Kajian dianalisis dengan menggunakan pendekatan gabungan (mixed method), yaitu menggabungkan pendekatan kualitatif dan kuantitatif. Kegiatan-kegiatan tersebut dianalisis struktur kelembagaannya, proses operasionalisasinya, dan kinerjanya. Berdasarkan kinerja kegiatan-kegiatan tersebut kemudian dilakukan estimasi penyerapan atau stabilisasi simpanan karbon yang dihasilkan dari kegiatan-kegiatan tersebut.  Baseline data BAU didekati dengan cara menghitung rata-rata tahunan realisasi setiap kegiatan hingga tahun 2011. Dengan asumsi bahwa perkembangannya tetap, maka diperoleh data BAU untuk tahun 2020. Data mitigasi diperoleh dari target yang dicanangkan oleh pemerintah untuk setiap kegiatan hingga tahun 2020. Selisih antara data mitigasi dan BAU tersebut kemudian dikalikan dengan faktor emisi dan dianggap sebagai potensi peningkatan serapan atau stabilisasi simpanan karbon.
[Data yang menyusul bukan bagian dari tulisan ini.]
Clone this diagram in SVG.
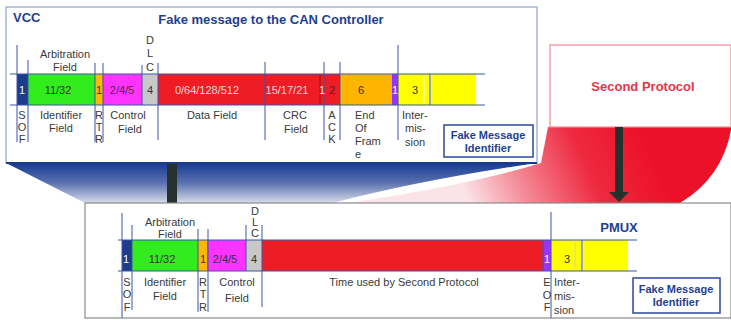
<svg xmlns="http://www.w3.org/2000/svg" width="731" height="320" viewBox="0 0 731 320">
<defs>
<linearGradient id="gBlue" gradientUnits="userSpaceOnUse" x1="0" y1="163" x2="0" y2="203">
<stop offset="0" stop-color="#163a92"/>
<stop offset="0.5" stop-color="#5a72b0"/>
<stop offset="1" stop-color="#d8dcea"/>
</linearGradient>
<linearGradient id="gRed" gradientUnits="userSpaceOnUse" x1="640" y1="127" x2="470" y2="205">
<stop offset="0" stop-color="#ec1028"/>
<stop offset="0.35" stop-color="#ee2a40"/>
<stop offset="0.7" stop-color="#f48894"/>
<stop offset="1" stop-color="#fbe4e8"/>
</linearGradient>
<style>
.lbl{font-family:"Liberation Sans",Arial,sans-serif;font-size:11px;fill:#3a3a3a;text-anchor:middle}
.lbll{font-family:"Liberation Sans",Arial,sans-serif;font-size:11px;fill:#3a3a3a}
.num{font-family:"Liberation Sans",Arial,sans-serif;font-size:11px;fill:#333;text-anchor:middle}
.numw{font-family:"Liberation Sans",Arial,sans-serif;font-size:11px;fill:#ffffff;text-anchor:middle}
.nump{font-family:"Liberation Sans",Arial,sans-serif;font-size:11px;fill:#ffd6d6;text-anchor:middle}
.title{font-family:"Liberation Sans",Arial,sans-serif;font-size:13px;font-weight:bold;fill:#1f3f8f}
.red{font-family:"Liberation Sans",Arial,sans-serif;font-size:13px;font-weight:bold;fill:#e8334a;text-anchor:middle}
.fid{font-family:"Liberation Sans",Arial,sans-serif;font-size:11px;font-weight:bold;fill:#1f3f8f;text-anchor:middle}
.vl{stroke:#3a55a8;stroke-width:1}
.hl{stroke:#3a55a8;stroke-width:1}
.sep{stroke:#7a1020;stroke-width:0.8}
.fidbox{fill:#ffffff;stroke:#2a4a9a;stroke-width:1.5}
</style>
</defs>
<rect width="731" height="320" fill="#ffffff"/>

<g id="flares">
<path d="M6,163 L537,163 Q420,180 333,203 L85,203 Z" fill="url(#gBlue)"/>
<path d="M548,127 L731,127 L731,130 Q722,178 680,203 L348,203 Q470,185 541,163 Z" fill="url(#gRed)"/>
</g>

<g id="vcc-frame">
<rect x="6" y="7" width="531" height="156" fill="#ffffff" stroke="#a8b6cc" stroke-width="1.5"/>
<line x1="6" y1="163" x2="537" y2="163" stroke="#1a3a8a" stroke-width="2"/>
<text class="title" x="13" y="22">VCC</text>
<text class="title" x="271" y="24" text-anchor="middle">Fake message to the CAN Controller</text>
<rect x="17" y="74" width="11" height="31" fill="#1c3c8c"/>
<rect x="28" y="74" width="67" height="31" fill="#33ec1e"/>
<rect x="95" y="74" width="8" height="31" fill="#ffb800"/>
<rect x="103" y="74" width="39" height="31" fill="#ff33ff"/>
<rect x="142" y="74" width="16" height="31" fill="#c8c8c8"/>
<rect x="158" y="74" width="182" height="31" fill="#ee1c24"/>
<rect x="340" y="74" width="52" height="31" fill="#ffb400"/>
<rect x="392" y="74" width="6" height="31" fill="#9933ff"/>
<rect x="398" y="74" width="32" height="31" fill="#ffff00"/>
<rect x="431" y="74" width="45" height="31" fill="#ffff00"/>
<line x1="424" y1="76" x2="424" y2="103" stroke="#ffffff" stroke-width="1"/>
<line class="sep" x1="320" y1="74" x2="320" y2="105"/>
<line class="hl" x1="10" y1="74" x2="485" y2="74"/>
<line class="hl" x1="10" y1="105" x2="485" y2="105"/>
<line class="vl" x1="17" y1="45" x2="17" y2="142"/>
<line class="vl" x1="28" y1="60" x2="28" y2="142"/>
<line class="vl" x1="95" y1="63" x2="95" y2="142"/>
<line class="vl" x1="103" y1="63" x2="103" y2="142"/>
<line class="vl" x1="142" y1="65" x2="142" y2="105"/>
<line class="vl" x1="158" y1="63" x2="158" y2="140"/>
<line class="vl" x1="265" y1="62" x2="265" y2="140"/>
<line class="vl" x1="324" y1="62" x2="324" y2="140"/>
<line class="vl" x1="340" y1="62" x2="340" y2="140"/>
<line class="vl" x1="398" y1="45" x2="398" y2="140"/>
<line class="vl" x1="430" y1="74" x2="430" y2="105"/>
<text class="lbl" x="65" y="58">Arbitration</text>
<text class="lbl" x="65" y="71">Field</text>
<text class="lbl" x="150" y="44">D</text>
<text class="lbl" x="150" y="57">L</text>
<text class="lbl" x="150" y="71">C</text>
<text class="numw" x="22" y="94">1</text>
<text class="num" x="58" y="94">11/32</text>
<text class="num" x="99" y="94">1</text>
<text class="num" x="122" y="94">2/4/5</text>
<text class="num" x="150" y="94">4</text>
<text class="nump" x="207" y="94">0/64/128/512</text>
<text class="nump" x="287" y="94">15/17/21</text>
<text class="nump" x="322" y="94">1</text>
<text class="num" x="332" y="94">2</text>
<text class="num" x="361" y="94">6</text>
<text class="numw" x="395" y="94">1</text>
<text class="num" x="415" y="94">3</text>
<text class="lbl" x="22" y="119">S</text>
<text class="lbl" x="22" y="131">O</text>
<text class="lbl" x="22" y="143">F</text>
<text class="lbl" x="61" y="119">Identifier</text>
<text class="lbl" x="61" y="132">Field</text>
<text class="lbl" x="99" y="119">R</text>
<text class="lbl" x="99" y="131">T</text>
<text class="lbl" x="99" y="143">R</text>
<text class="lbl" x="128" y="119">Control</text>
<text class="lbl" x="130" y="133">Field</text>
<text class="lbl" x="212" y="119">Data Field</text>
<text class="lbl" x="295" y="119">CRC</text>
<text class="lbl" x="296" y="133">Field</text>
<text class="lbl" x="332" y="119">A</text>
<text class="lbl" x="332" y="131">C</text>
<text class="lbl" x="332" y="143">K</text>
<text class="lbll" x="355" y="119">End</text>
<text class="lbll" x="355" y="132">Of</text>
<text class="lbll" x="355" y="145">Fram</text>
<text class="lbll" x="355" y="158">e</text>
<text class="lbll" x="402" y="119">Inter-</text>
<text class="lbll" x="405" y="132">mis-</text>
<text class="lbll" x="405" y="146">sion</text>
</g>

<g id="vcc-fake-id">
<rect class="fidbox" x="444" y="125" width="89" height="32"/>
<text class="fid" x="488" y="139">Fake Message</text>
<text class="fid" x="488" y="152">Identifier</text>
</g>

<g id="second-protocol">
<rect x="550" y="45" width="181" height="82" fill="#ffffff" stroke="#f08a98" stroke-width="1.2"/>
<text class="red" x="643" y="91">Second Protocol</text>
</g>

<g id="connectors">
<rect x="167" y="164" width="10" height="39" fill="#26302c"/>
<rect x="615" y="127" width="8" height="66" fill="#26302c"/>
<polygon points="609,192 629,192 619,202" fill="#26302c"/>
</g>

<g id="pmux-frame">
<rect x="85" y="203" width="646" height="115" fill="#ffffff" stroke="#8a8a8a" stroke-width="1.2"/>
<text class="title" x="619" y="232" text-anchor="middle">PMUX</text>
<rect x="122" y="240" width="10" height="31" fill="#1c3c8c"/>
<rect x="132" y="240" width="66" height="31" fill="#33ec1e"/>
<rect x="198" y="240" width="9" height="31" fill="#ffb800"/>
<rect x="207" y="240" width="39" height="31" fill="#ff33ff"/>
<rect x="246" y="240" width="16" height="31" fill="#c8c8c8"/>
<rect x="262" y="240" width="281" height="31" fill="#ee1c24"/>
<rect x="543" y="240" width="8" height="31" fill="#9933ff"/>
<rect x="551" y="240" width="31" height="31" fill="#ffff00"/>
<rect x="583" y="240" width="45" height="31" fill="#ffff00"/>
<line x1="575" y1="242" x2="575" y2="269" stroke="#d8d890" stroke-width="1"/>
<line class="hl" x1="118" y1="240" x2="637" y2="240"/>
<line class="hl" x1="118" y1="271" x2="637" y2="271"/>
<line class="vl" x1="122" y1="213" x2="122" y2="318"/>
<line class="vl" x1="132" y1="225" x2="132" y2="310"/>
<line class="vl" x1="198" y1="229" x2="198" y2="312"/>
<line class="vl" x1="208" y1="229" x2="208" y2="312"/>
<line class="vl" x1="246" y1="225" x2="246" y2="271"/>
<line class="vl" x1="262" y1="225" x2="262" y2="307"/>
<line class="vl" x1="543" y1="240" x2="543" y2="271"/>
<line class="vl" x1="551" y1="212" x2="551" y2="318"/>
<line class="vl" x1="582" y1="240" x2="582" y2="271"/>
<text class="lbl" x="170" y="226">Arbitration</text>
<text class="lbl" x="170" y="238">Field</text>
<text class="lbl" x="255" y="215">D</text>
<text class="lbl" x="255" y="226">L</text>
<text class="lbl" x="255" y="237">C</text>
<text class="numw" x="126" y="263">1</text>
<text class="num" x="162" y="263">11/32</text>
<text class="num" x="203" y="263">1</text>
<text class="num" x="225" y="263">2/4/5</text>
<text class="num" x="254" y="263">4</text>
<text class="numw" x="547" y="263">1</text>
<text class="num" x="567" y="263">3</text>
<text class="lbl" x="127" y="286">S</text>
<text class="lbl" x="127" y="298">O</text>
<text class="lbl" x="127" y="311">F</text>
<text class="lbl" x="165" y="286">Identifier</text>
<text class="lbl" x="165" y="300">Field</text>
<text class="lbl" x="203" y="286">R</text>
<text class="lbl" x="203" y="298">T</text>
<text class="lbl" x="203" y="311">R</text>
<text class="lbl" x="237" y="286">Control</text>
<text class="lbl" x="237" y="302">Field</text>
<text class="lbl" x="404" y="286">Time used by Second Protocol</text>
<text class="lbl" x="547" y="286">E</text>
<text class="lbl" x="547" y="299">O</text>
<text class="lbl" x="547" y="311">F</text>
<text class="lbll" x="554" y="286">Inter-</text>
<text class="lbll" x="554" y="300">mis-</text>
<text class="lbll" x="554" y="314">sion</text>
</g>

<g id="pmux-fake-id">
<rect class="fidbox" x="633" y="278" width="87" height="35"/>
<text class="fid" x="676" y="293">Fake Message</text>
<text class="fid" x="676" y="306">Identifier</text>
</g>
</svg>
Penelitian ini penting untuk mengkuantifikasi komitment Indonesia dalam menurunkan emisi GRK sebesar 26% dengan usaha sendiri dan mencapai 41% dengan dukungan internasional.  Penelitian juga dapat dipakai untuk menentukan dan mengevaluasi kegiatan mana saja yang paling efektif dan efisien dalam penurunan emisi.